==== Available data

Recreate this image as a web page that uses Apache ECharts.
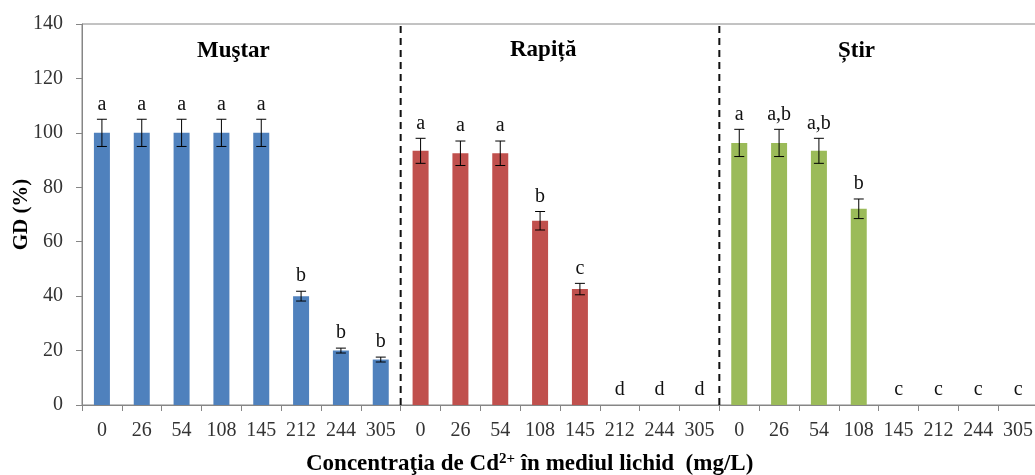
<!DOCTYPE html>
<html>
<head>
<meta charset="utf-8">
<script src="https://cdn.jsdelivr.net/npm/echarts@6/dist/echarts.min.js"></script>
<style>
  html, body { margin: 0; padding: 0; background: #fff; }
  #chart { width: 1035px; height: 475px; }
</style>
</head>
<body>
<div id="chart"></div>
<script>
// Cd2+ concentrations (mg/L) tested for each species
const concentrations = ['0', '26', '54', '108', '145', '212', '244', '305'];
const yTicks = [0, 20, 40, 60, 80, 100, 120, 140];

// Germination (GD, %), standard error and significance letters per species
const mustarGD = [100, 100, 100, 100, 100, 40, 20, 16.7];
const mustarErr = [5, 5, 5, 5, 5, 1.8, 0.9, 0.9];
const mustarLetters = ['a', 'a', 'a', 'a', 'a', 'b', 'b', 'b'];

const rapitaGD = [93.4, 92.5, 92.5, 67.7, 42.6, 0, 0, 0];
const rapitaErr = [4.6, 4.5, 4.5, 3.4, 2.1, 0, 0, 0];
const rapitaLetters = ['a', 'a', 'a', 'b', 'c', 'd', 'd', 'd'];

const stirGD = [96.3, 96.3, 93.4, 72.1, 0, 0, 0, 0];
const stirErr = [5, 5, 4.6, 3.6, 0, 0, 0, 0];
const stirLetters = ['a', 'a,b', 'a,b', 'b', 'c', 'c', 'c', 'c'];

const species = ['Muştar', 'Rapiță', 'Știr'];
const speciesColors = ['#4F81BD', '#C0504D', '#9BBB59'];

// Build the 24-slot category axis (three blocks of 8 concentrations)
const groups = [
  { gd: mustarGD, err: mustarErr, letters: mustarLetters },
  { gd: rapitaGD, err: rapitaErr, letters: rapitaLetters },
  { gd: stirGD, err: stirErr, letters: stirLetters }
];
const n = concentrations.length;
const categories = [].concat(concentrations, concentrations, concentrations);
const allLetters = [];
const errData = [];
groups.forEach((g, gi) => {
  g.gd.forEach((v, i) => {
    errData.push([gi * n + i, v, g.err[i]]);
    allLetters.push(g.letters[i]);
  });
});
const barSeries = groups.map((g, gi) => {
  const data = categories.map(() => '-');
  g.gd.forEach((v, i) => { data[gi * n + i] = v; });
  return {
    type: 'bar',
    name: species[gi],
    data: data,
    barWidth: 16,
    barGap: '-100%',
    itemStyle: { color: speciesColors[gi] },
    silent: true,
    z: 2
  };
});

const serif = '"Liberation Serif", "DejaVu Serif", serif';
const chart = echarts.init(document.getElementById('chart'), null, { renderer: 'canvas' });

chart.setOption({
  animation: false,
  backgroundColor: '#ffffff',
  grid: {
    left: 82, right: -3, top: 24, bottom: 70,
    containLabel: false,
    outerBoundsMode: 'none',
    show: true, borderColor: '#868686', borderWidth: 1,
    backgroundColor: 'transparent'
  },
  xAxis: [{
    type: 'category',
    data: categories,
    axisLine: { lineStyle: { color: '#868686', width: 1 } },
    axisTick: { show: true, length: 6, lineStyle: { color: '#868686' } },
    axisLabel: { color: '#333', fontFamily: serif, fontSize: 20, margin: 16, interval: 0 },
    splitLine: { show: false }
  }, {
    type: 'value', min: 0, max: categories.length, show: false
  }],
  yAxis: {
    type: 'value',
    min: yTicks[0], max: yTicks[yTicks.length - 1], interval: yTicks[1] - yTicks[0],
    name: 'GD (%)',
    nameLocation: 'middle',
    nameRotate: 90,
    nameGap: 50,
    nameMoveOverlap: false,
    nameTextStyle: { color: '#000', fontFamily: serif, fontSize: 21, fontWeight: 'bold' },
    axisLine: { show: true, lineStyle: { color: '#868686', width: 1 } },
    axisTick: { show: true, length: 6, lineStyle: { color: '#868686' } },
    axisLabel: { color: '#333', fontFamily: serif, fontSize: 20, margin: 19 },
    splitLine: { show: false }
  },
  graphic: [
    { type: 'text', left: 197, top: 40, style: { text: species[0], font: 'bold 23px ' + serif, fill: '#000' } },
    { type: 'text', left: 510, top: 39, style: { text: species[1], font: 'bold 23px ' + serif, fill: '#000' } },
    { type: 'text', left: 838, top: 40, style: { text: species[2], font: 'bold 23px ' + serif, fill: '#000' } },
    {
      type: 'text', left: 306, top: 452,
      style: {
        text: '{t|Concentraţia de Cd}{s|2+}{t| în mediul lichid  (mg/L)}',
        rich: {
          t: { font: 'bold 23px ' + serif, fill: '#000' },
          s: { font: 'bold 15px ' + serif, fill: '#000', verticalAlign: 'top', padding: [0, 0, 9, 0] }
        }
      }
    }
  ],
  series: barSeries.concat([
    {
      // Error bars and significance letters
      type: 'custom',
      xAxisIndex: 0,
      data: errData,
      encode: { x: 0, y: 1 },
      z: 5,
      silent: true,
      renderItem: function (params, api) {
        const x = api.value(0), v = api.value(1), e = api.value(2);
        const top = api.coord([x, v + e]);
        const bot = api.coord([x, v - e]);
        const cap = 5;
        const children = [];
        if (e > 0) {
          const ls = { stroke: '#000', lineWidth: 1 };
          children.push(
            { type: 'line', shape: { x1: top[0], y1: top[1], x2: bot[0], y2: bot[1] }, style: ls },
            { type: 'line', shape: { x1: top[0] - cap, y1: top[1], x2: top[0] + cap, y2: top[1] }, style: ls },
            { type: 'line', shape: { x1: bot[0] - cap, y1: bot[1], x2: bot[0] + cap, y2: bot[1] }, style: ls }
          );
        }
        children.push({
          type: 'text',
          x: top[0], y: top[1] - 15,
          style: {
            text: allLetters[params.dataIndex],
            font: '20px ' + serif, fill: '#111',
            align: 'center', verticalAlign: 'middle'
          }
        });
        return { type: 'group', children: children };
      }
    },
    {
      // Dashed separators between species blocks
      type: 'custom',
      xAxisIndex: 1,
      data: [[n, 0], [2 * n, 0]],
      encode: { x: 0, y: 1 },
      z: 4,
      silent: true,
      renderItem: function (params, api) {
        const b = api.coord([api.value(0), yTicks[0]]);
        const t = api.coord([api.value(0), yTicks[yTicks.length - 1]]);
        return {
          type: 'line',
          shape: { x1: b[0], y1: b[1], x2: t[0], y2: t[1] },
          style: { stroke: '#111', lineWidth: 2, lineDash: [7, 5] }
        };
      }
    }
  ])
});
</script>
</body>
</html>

========
==== Available data

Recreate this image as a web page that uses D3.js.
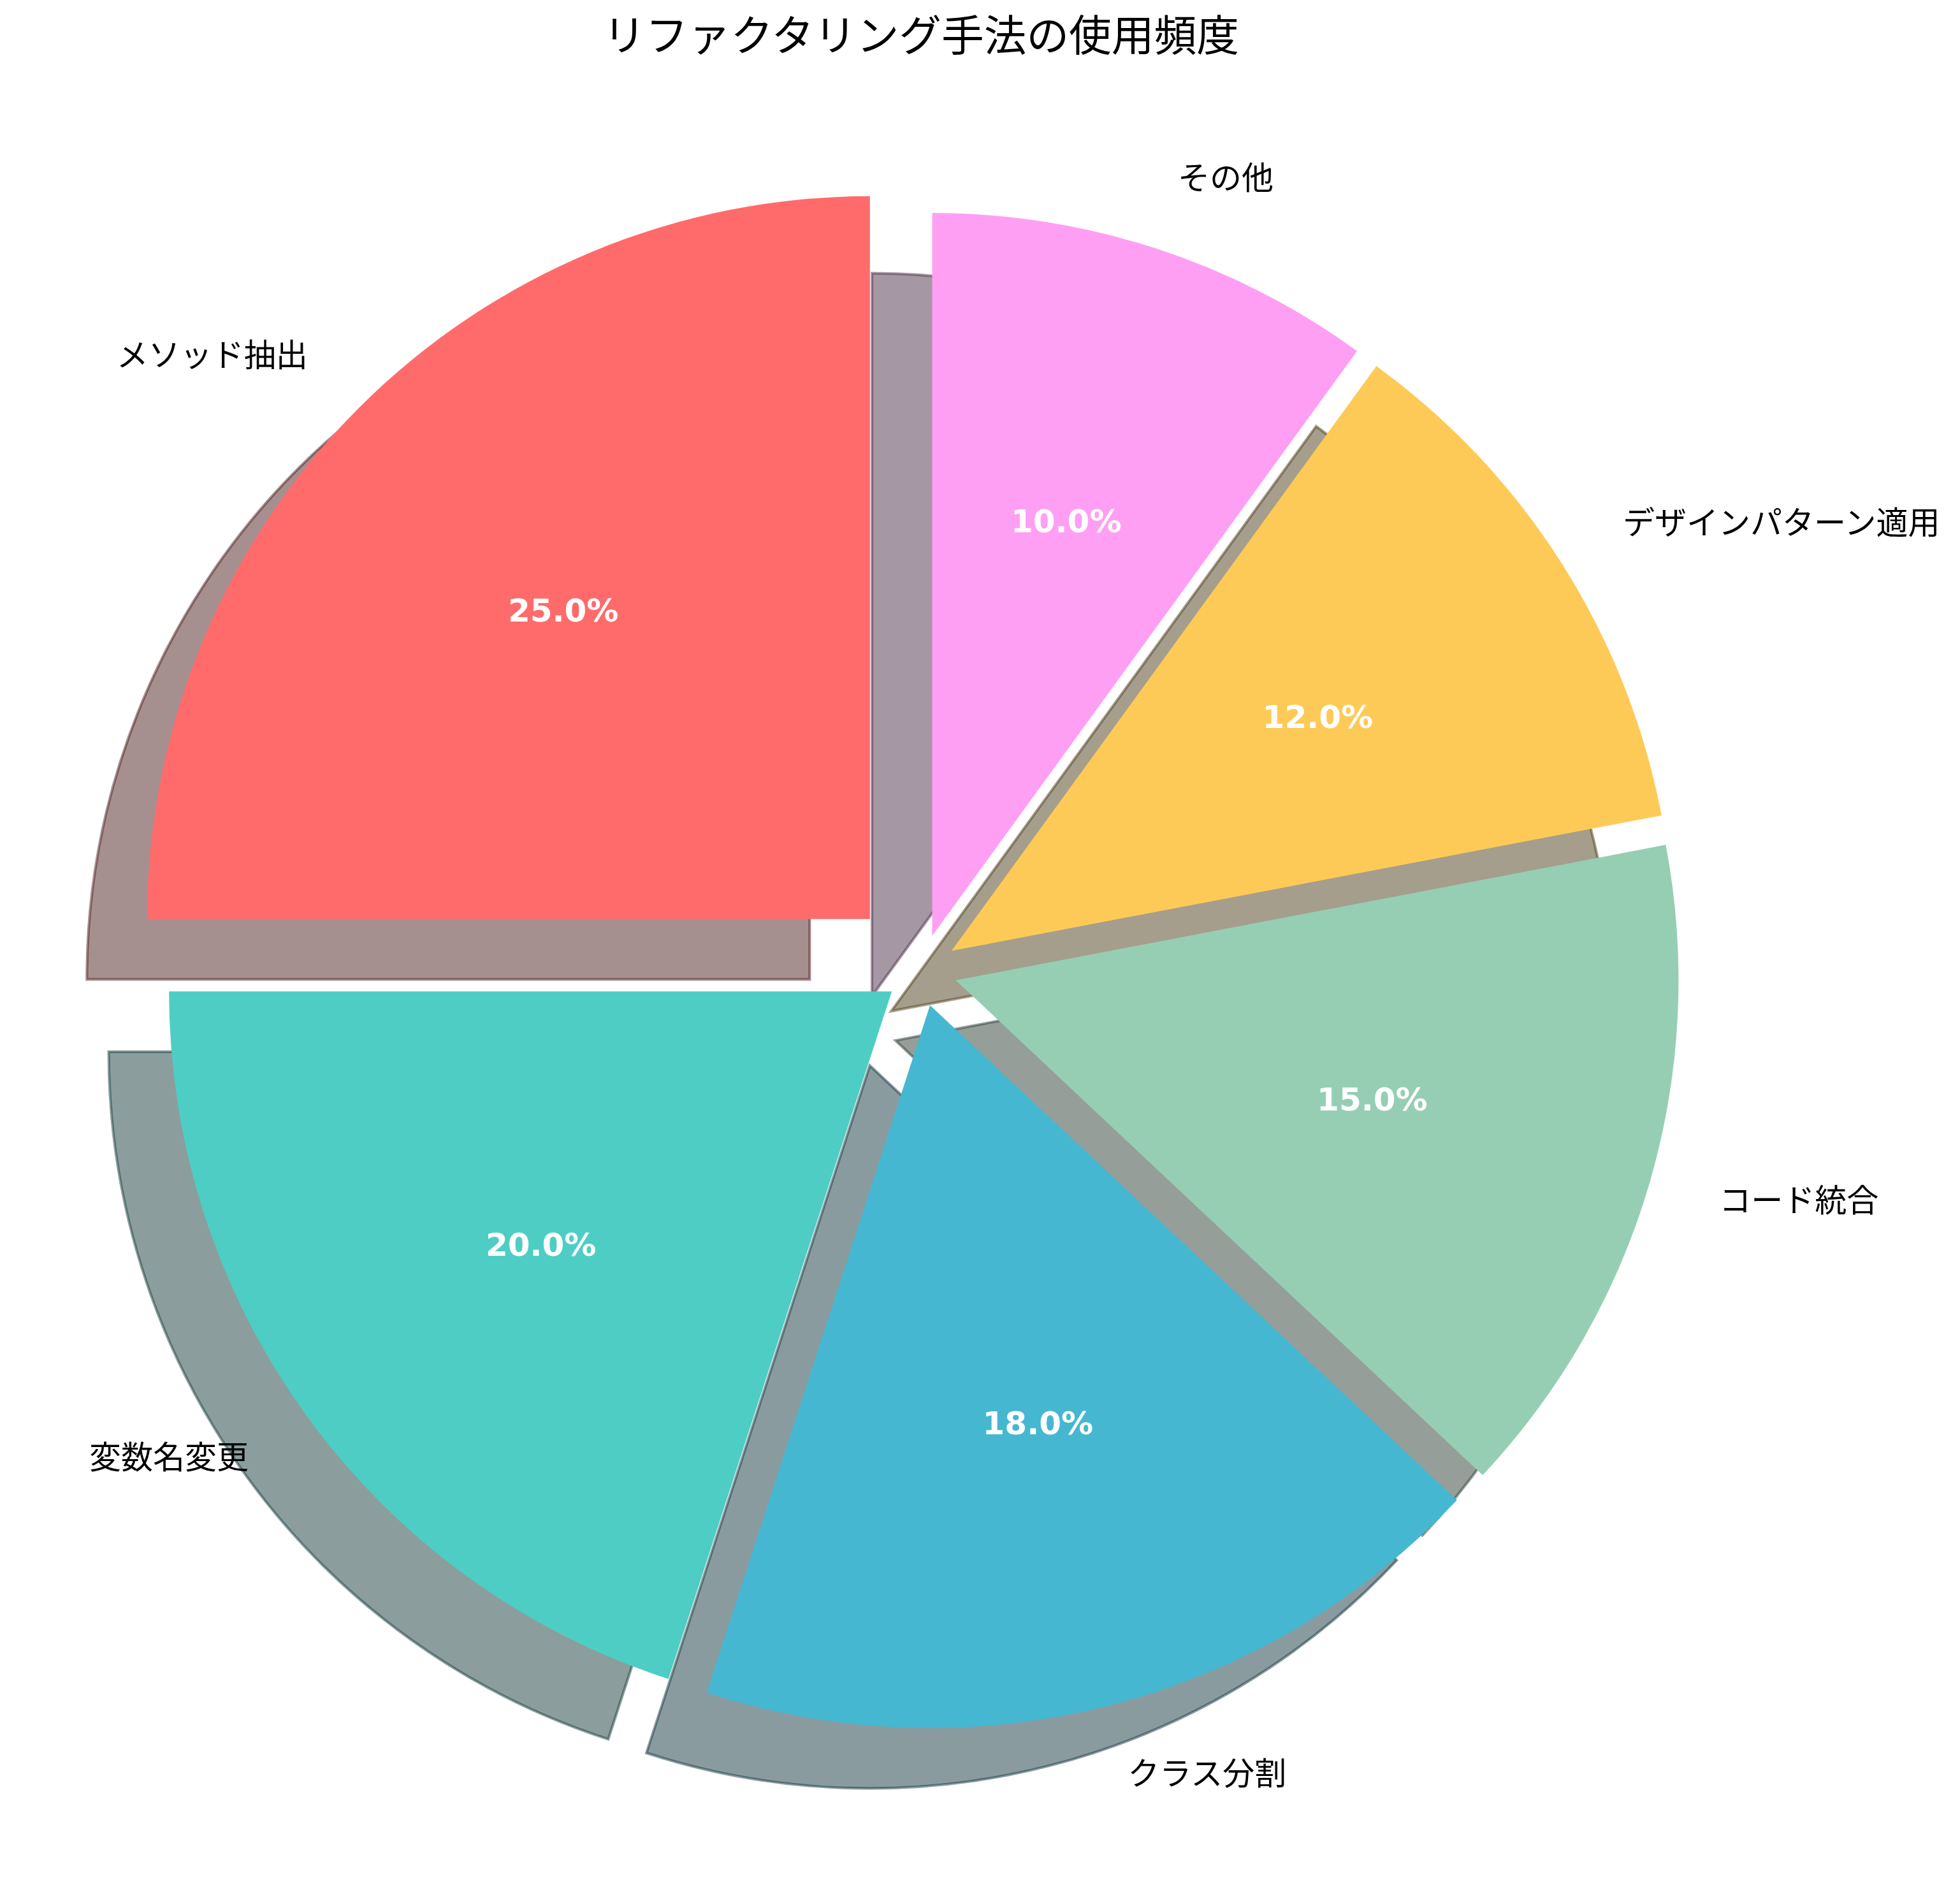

========

*Directions*:
Copy every line from the records above that contains the word "image".

*Exercise output*:
Recreate this image as a web page that uses Apache ECharts.
Recreate this image as a web page that uses D3.js.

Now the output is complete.